The replica fed our internal dashboards, and one of those dashboards had a "live activity" panel that polled every five seconds. Per open tab. We had maybe forty people with that dashboard pinned on a second monitor, all day. Forty tabs, every five seconds, each firing a query that took 40ms. That's nothing. Until you multiply it.
SELECT count(*) FROM events
WHERE org_id = $1
AND created_at > now() - interval '24 hours';
No index on (org_id, created_at), so every call was a sequential scan over the last day of events, which on a busy org was a few hundred thousand rows. 40ms of CPU, hundreds of times a minute, never logged because it never crossed the slow threshold. The replica was being eaten by a thousand small bites.
pg_stat_statements told the whole story once I thought to look at it by total time rather than mean time. Sort by mean_exec_time and this query is invisible. Sort by total_exec_time and it's the top row by a mile, with a calls count that made me laugh out loud.
The fix was boring, which is how you know it's the right one.
- Add the composite index on
(org_id, created_at). The count dropped from a 40ms scan to a sub-millisecond index-only scan. - Cache the count for thirty seconds in the app, because nobody needs a per-second event count to be exact.
- Quietly check whether anyone actually watched the live panel. They didn't. We removed it.
Replica CPU went from 90% to about 12% and stayed there. No incident, no pager, just a slow leak we'd been paying for over months because each individual drip was too small to notice.

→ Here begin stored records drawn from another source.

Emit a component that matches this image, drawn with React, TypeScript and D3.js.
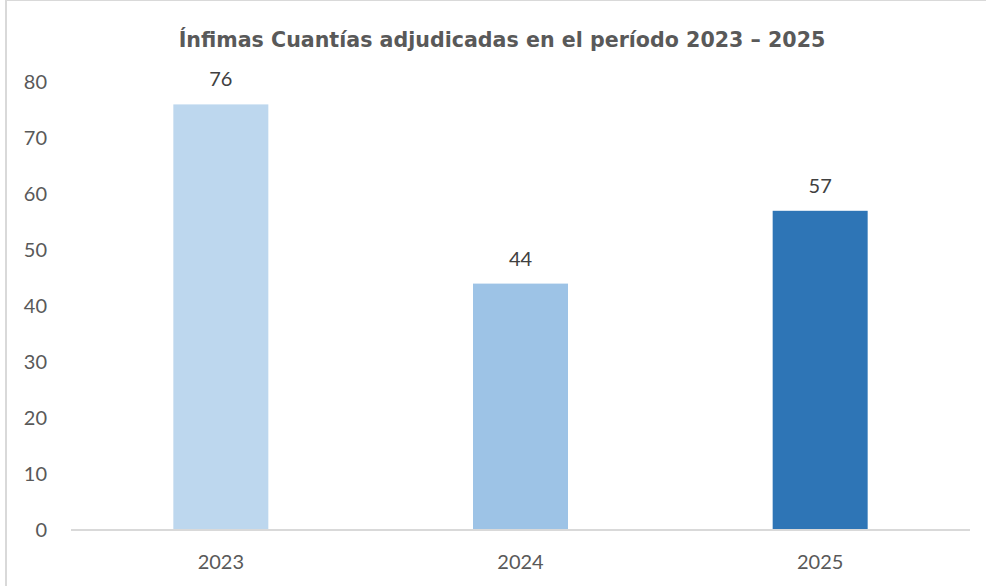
import React from "react";
import * as d3 from "d3";

const categories = ["2023", "2024", "2025"];
const values = [76, 44, 57];
const barColors = ["#BDD7EE", "#9DC3E6", "#2E75B6"];
const yTicks = [0, 10, 20, 30, 40, 50, 60, 70, 80];
const title = "Ínfimas Cuantías adjudicadas en el período 2023 – 2025";

export default function App() {
  const W = 986, H = 586;
  const x = d3.scaleBand<string>().domain(categories).range([71, 970]).paddingInner(0.683).paddingOuter(0.3415);
  const y = d3.scaleLinear().domain([0, 80]).range([530, 82]);
  const font = "Lato, 'Open Sans', sans-serif";
  return (
    <div style={{ position: "fixed", left: 0, top: 0 }}>
      <svg width={W} height={H} style={{ display: "block", background: "#fff" }}>
        <rect x={6} y={0} width={W + 10} height={H + 10} fill="#fff" stroke="#D9D9D9" strokeWidth={2} />
        <text x={502} y={47} textAnchor="middle" fontFamily="'DejaVu Sans', sans-serif" fontWeight="bold" fontSize={20.6} fill="#595959">{title}</text>
        {yTicks.map((t) => (
          <text key={t} x={47} y={y(t)} dy="0.35em" textAnchor="end" fontFamily={font} fontSize={20} fill="#595959">{t}</text>
        ))}
        {categories.map((c, i) => (
          <g key={c}>
            <rect x={x(c)!} y={y(values[i])} width={x.bandwidth()} height={y(0) - y(values[i])} fill={barColors[i]} />
            <text x={x(c)! + x.bandwidth() / 2} y={y(values[i]) - 18} textAnchor="middle" fontFamily={font} fontSize={20} fill="#404040">{values[i]}</text>
            <text x={x(c)! + x.bandwidth() / 2} y={y(0) + 39} textAnchor="middle" fontFamily={font} fontSize={20} fill="#595959">{c}</text>
          </g>
        ))}
        <line x1={71} x2={970} y1={y(0)} y2={y(0)} stroke="#D9D9D9" strokeWidth={2} />
      </svg>
    </div>
  );
}
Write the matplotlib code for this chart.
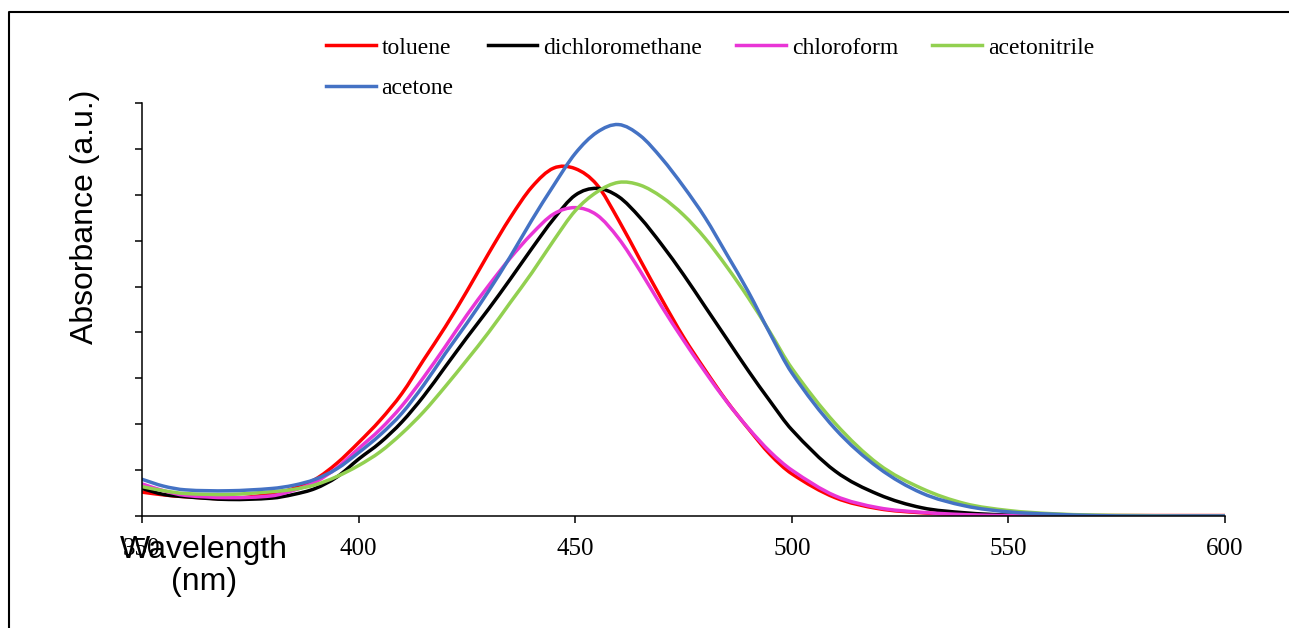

The lesson I keep relearning: a query's cost is time × frequency, and we instrument time far better than frequency. A 40ms query feels free. A 40ms query running ten thousand times a minute is a full-time job for a CPU core. Now the first thing I do when a database is busy and nothing looks wrong is sort by total time and count, not by how slow any single thing is. The villain is usually something cheap that we're doing far too often.